Objectif Cinéma : Pourtant, ça ne doit pas être simple quand, dans le livre, deux paragraphes qui n’ont rien à voir l’un avec l’autre - ni dans le déroulé chronologique des événements, ni dans l’enchaînement logique de l’intrigue - sont reliés entre eux, l’un à la suite de l’autre. Comment rendre compte, malgré tout, de cette impression de continuité, probablement dû à la mémoire des paragraphes précédents ?

Mathieu Amalric : Le sujet du film, c’est justement de voir quelqu’un en train de vivre quelque chose et de s’interroger en voix off sur ce qu’elle vit. Dans le livre, le narrateur parle même au futur : " Je suis en train de vivre ça et je m’en souviendrai quand je ferai ça ". Ce rapport me passionnait.

Mathieu Amalric (c) Julles & Julles

La mémoire opère souvent à travers un travail de résumé, de liste. Comme dans cette scène au restaurant, où elle dit en voix off : " Il écrivait très peu de relatives, il a cassé une vitre quelques jours avant sa mort, quelqu’un l’a gardée en hommage à sa mémoire… ". Toutes ces informations factuelles, comme si la littérature lui venait d’abord par le résumé. Et puis le résumé devient de l’imaginaire, et cet imaginaire donne envie de…

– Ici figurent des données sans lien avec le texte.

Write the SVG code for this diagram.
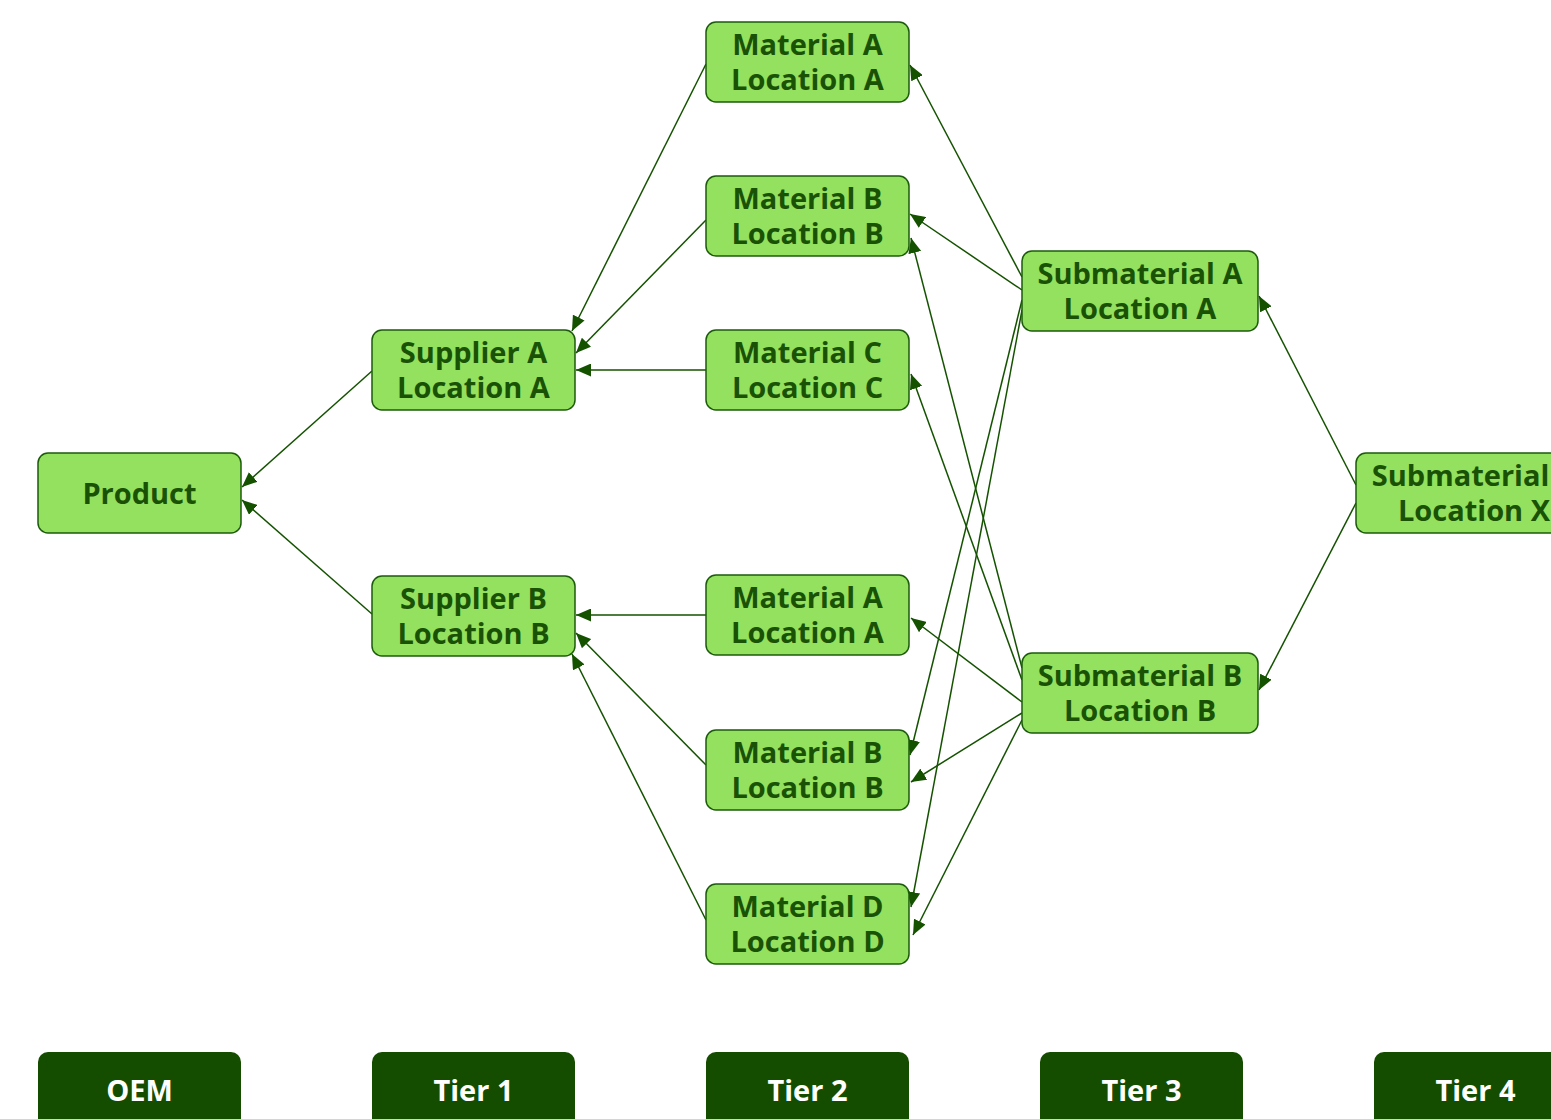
<svg xmlns="http://www.w3.org/2000/svg" width="1551" height="1119" viewBox="0 0 1551 1119">
<style>
.node rect{fill:#93E15E;stroke:#1C5B0B;stroke-width:1.5}
.node text{font-family:"Open Sans","Noto Sans",sans-serif;font-weight:700;font-size:29px;fill:#1A5205;text-anchor:middle}
.tier rect{fill:#144D00;stroke:none}
.tier text{font-family:"Open Sans","Noto Sans",sans-serif;font-weight:700;font-size:29px;fill:#FFFFFF;text-anchor:middle}
.edges line{stroke:#145200;stroke-width:1.5;fill:none;marker-end:url(#arrow)}
</style>
<defs>
<marker id="arrow" markerUnits="userSpaceOnUse" markerWidth="15" markerHeight="13" refX="15" refY="6.5" orient="auto">
<path d="M0,0 L15,6.5 L0,13 z" fill="#145200"/>
</marker>
</defs>
<rect width="1551" height="1119" fill="#FFFFFF"/>
<g class="edges" id="connectors">
<line x1="372" y1="371" x2="242" y2="487"/>
<line x1="372" y1="614" x2="242" y2="500"/>
<line x1="706" y1="64" x2="572" y2="331"/>
<line x1="706" y1="220" x2="576" y2="353"/>
<line x1="706" y1="370" x2="576" y2="370"/>
<line x1="706" y1="615" x2="576" y2="615"/>
<line x1="706" y1="765" x2="576" y2="633"/>
<line x1="706" y1="920" x2="572" y2="654"/>
<line x1="1022" y1="277" x2="910" y2="65"/>
<line x1="1022" y1="290" x2="910" y2="214"/>
<line x1="1022" y1="300" x2="910" y2="755"/>
<line x1="1022" y1="310" x2="911" y2="907"/>
<line x1="1022" y1="668" x2="911" y2="238"/>
<line x1="1022" y1="680" x2="911" y2="374"/>
<line x1="1022" y1="702" x2="911" y2="618"/>
<line x1="1022" y1="713" x2="911" y2="782"/>
<line x1="1022" y1="720" x2="913" y2="935"/>
<line x1="1356" y1="485" x2="1259" y2="296"/>
<line x1="1356" y1="503" x2="1259" y2="690"/>
</g>
<g class="node" id="product"><rect x="38" y="453" width="203" height="80" rx="10"/><text x="139.5" y="503.5">Product</text></g>
<g class="node" id="supplierA"><rect x="372" y="330" width="203" height="80" rx="10"/><text x="473.5" y="363">Supplier A</text><text x="473.5" y="398">Location A</text></g>
<g class="node" id="supplierB"><rect x="372" y="576" width="203" height="80" rx="10"/><text x="473.5" y="609">Supplier B</text><text x="473.5" y="644">Location B</text></g>
<g class="node" id="materialA1"><rect x="706" y="22" width="203" height="80" rx="10"/><text x="807.5" y="55">Material A</text><text x="807.5" y="90">Location A</text></g>
<g class="node" id="materialB1"><rect x="706" y="176" width="203" height="80" rx="10"/><text x="807.5" y="209">Material B</text><text x="807.5" y="244">Location B</text></g>
<g class="node" id="materialC"><rect x="706" y="330" width="203" height="80" rx="10"/><text x="807.5" y="363">Material C</text><text x="807.5" y="398">Location C</text></g>
<g class="node" id="materialA2"><rect x="706" y="575" width="203" height="80" rx="10"/><text x="807.5" y="608">Material A</text><text x="807.5" y="643">Location A</text></g>
<g class="node" id="materialB2"><rect x="706" y="730" width="203" height="80" rx="10"/><text x="807.5" y="763">Material B</text><text x="807.5" y="798">Location B</text></g>
<g class="node" id="materialD"><rect x="706" y="884" width="203" height="80" rx="10"/><text x="807.5" y="917">Material D</text><text x="807.5" y="952">Location D</text></g>
<g class="node" id="submaterialA"><rect x="1022" y="251" width="236" height="80" rx="10"/><text x="1140" y="284">Submaterial A</text><text x="1140" y="319">Location A</text></g>
<g class="node" id="submaterialB"><rect x="1022" y="653" width="236" height="80" rx="10"/><text x="1140" y="686">Submaterial B</text><text x="1140" y="721">Location B</text></g>
<g class="node" id="submaterialX"><rect x="1356" y="453" width="236" height="80" rx="10"/><text x="1474" y="486">Submaterial X</text><text x="1474" y="521">Location X</text></g>
<g class="tier" id="tierOEM"><rect x="38" y="1052" width="203" height="90" rx="10"/><text x="139.5" y="1101">OEM</text></g>
<g class="tier" id="tier1"><rect x="372" y="1052" width="203" height="90" rx="10"/><text x="473.5" y="1101">Tier 1</text></g>
<g class="tier" id="tier2"><rect x="706" y="1052" width="203" height="90" rx="10"/><text x="807.5" y="1101">Tier 2</text></g>
<g class="tier" id="tier3"><rect x="1040" y="1052" width="203" height="90" rx="10"/><text x="1141.5" y="1101">Tier 3</text></g>
<g class="tier" id="tier4"><rect x="1374" y="1052" width="203" height="90" rx="10"/><text x="1475.5" y="1101">Tier 4</text></g>
</svg>
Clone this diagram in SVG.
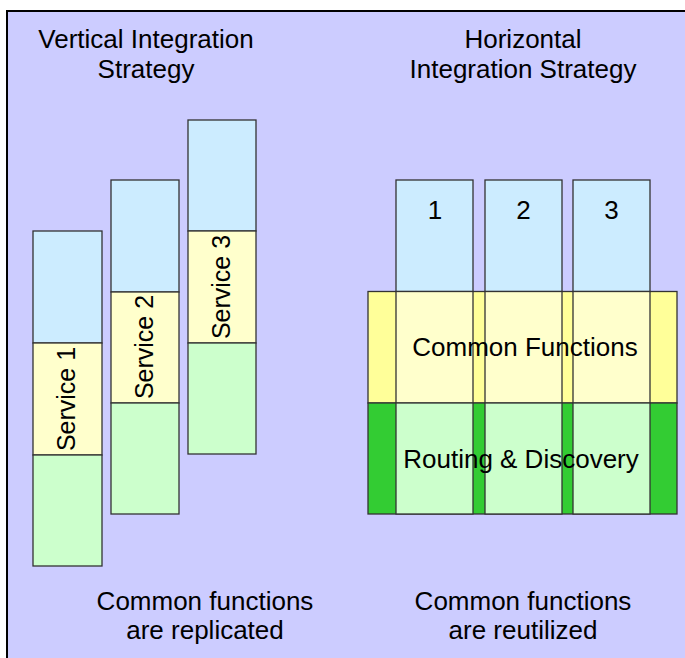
<svg xmlns="http://www.w3.org/2000/svg" width="685" height="658" viewBox="0 0 685 658">
<style>
text{font-family:"Liberation Sans",Arial,sans-serif;font-size:26px;fill:#000;text-anchor:middle}
text.svc{font-size:25px}
.seg{stroke:#333;stroke-width:1.3}
.blue{fill:#CCECFF}
.ly{fill:#FFFFCC}
.lg{fill:#CCFFCC}
.y{fill:#FFFF99}
.g{fill:#33CC33}
</style>
<rect x="7" y="11" width="700" height="700" fill="#CCCCFF" stroke="#000" stroke-width="2"/>
<g id="titles">
<text x="146" y="48">Vertical Integration</text>
<text x="146" y="78">Strategy</text>
<text x="523" y="48">Horizontal</text>
<text x="523" y="78">Integration Strategy</text>
</g>
<g id="vertical-service-1">
<rect class="seg blue" x="33" y="231" width="69" height="112"/>
<rect class="seg ly" x="33" y="343" width="69" height="112"/>
<rect class="seg lg" x="33" y="455" width="69" height="111"/>
<text class="svc" transform="translate(75,399) rotate(-90)">Service 1</text>
</g>
<g id="vertical-service-2">
<rect class="seg blue" x="111" y="180" width="68" height="112"/>
<rect class="seg ly" x="111" y="292" width="68" height="111"/>
<rect class="seg lg" x="111" y="403" width="68" height="111"/>
<text class="svc" transform="translate(153,347) rotate(-90)">Service 2</text>
</g>
<g id="vertical-service-3">
<rect class="seg blue" x="188" y="120" width="68" height="111"/>
<rect class="seg ly" x="188" y="231" width="68" height="112"/>
<rect class="seg lg" x="188" y="343" width="68" height="111"/>
<text class="svc" transform="translate(230,287) rotate(-90)">Service 3</text>
</g>
<g id="horizontal-bands">
<rect class="seg y" x="368" y="291.5" width="309" height="111.5"/>
<rect class="seg g" x="368" y="403" width="309" height="111"/>
</g>
<g id="horizontal-service-1">
<rect class="seg blue" x="396" y="180" width="77" height="111.5"/>
<rect class="seg ly" x="396" y="291.5" width="77" height="111.5"/>
<rect class="seg lg" x="396" y="403" width="77" height="111"/>
<text x="435" y="219">1</text>
</g>
<g id="horizontal-service-2">
<rect class="seg blue" x="485" y="180" width="77" height="111.5"/>
<rect class="seg ly" x="485" y="291.5" width="77" height="111.5"/>
<rect class="seg lg" x="485" y="403" width="77" height="111"/>
<text x="523.5" y="219">2</text>
</g>
<g id="horizontal-service-3">
<rect class="seg blue" x="573" y="180" width="77" height="111.5"/>
<rect class="seg ly" x="573" y="291.5" width="77" height="111.5"/>
<rect class="seg lg" x="573" y="403" width="77" height="111"/>
<text x="611.5" y="219">3</text>
</g>
<g id="band-labels">
<text x="525" y="356">Common Functions</text>
<text x="521" y="468">Routing &amp; Discovery</text>
</g>
<g id="captions">
<text x="205" y="610">Common functions</text>
<text x="205" y="639">are replicated</text>
<text x="523" y="610">Common functions</text>
<text x="523" y="639">are reutilized</text>
</g>
<g id="connectors"/>
</svg>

Dans le roman, chaque personnage que le narrateur rencontre veut lui montrer des photos de Roberto Balzen, l’écrivain qu’il recherche. Et ces photos, il ne veut pas les voir, il s’enfuit à chaque fois. J’ai essayé de restituer cela, ce refus de l’image, cette préservation de l’imaginaire.

C’est pour ça que j’aime bien la phrase de Ljuba à la fin : " Mais alors, vous avez beaucoup inventé ! ". On se dit alors que tout ça n’est pas vrai… Et c’est exactement ce qui m’est arrivé avec ce roman. Car Roberto Balzen a réellement existé. Daniele del Giudice est parti sur les traces d’un homme qui était un personnage important de la vie artistique à Trieste il y a quelques décennies, qui était l’ami de Svevo, de Montale, de tous les grands écrivains triestins. A un moment, j’ai pris ce livre comme un document.

  Repérages pour Le Stade de Wimbledon (c) Mathieu Amalric

Vous parlez de cette scène où le train arrive, ou plutôt n’arrive pas, au début du film et qui, là encore, reprend assez fidèlement le roman. J’ai demandé à Daniele Del Giudice où je pouvais filmer cet endroit par où le train arrivait à Trieste et il m’a répondu : " Ah mais non ! Il n’arrive pas par-là ! Cette scène, je l’ai inventée… ". Et à nouveau, j’ai eu un sentiment de vertige. Je me suis rappelé : " Oui, bien sûr, Daniele est un écrivain, c’est un écrivain, donc il a inventé cela… ". Et là, pour la première fois, j’ai eu l’impression de trouver le point juste d’où on pouvait raconter cette histoire. De son côté, Daniele, lui, se disait " désolé ", tout le temps. Et puis il s’est à un moment écrié : " Mais pourquoi est-ce que je n’ai pas fait du narrateur une femme ? Oui, c’est vrai, ainsi, c’est beaucoup mieux ! ".

Et toutes ces lignes, ces perspectives, la géographie, tout ça, c’est dans le roman, Daniele ne parle que de ça, il donne envie de filmer comme ça. Je me souviens d’une scène du livre, que finalement nous n’avons pas eu le temps de tourner, où le narrateur regarde juste les voitures prendre un virage. Elles prennent toutes le même virage mais elles sont toutes différentes, et elles ne suivent pas forcément la même ligne.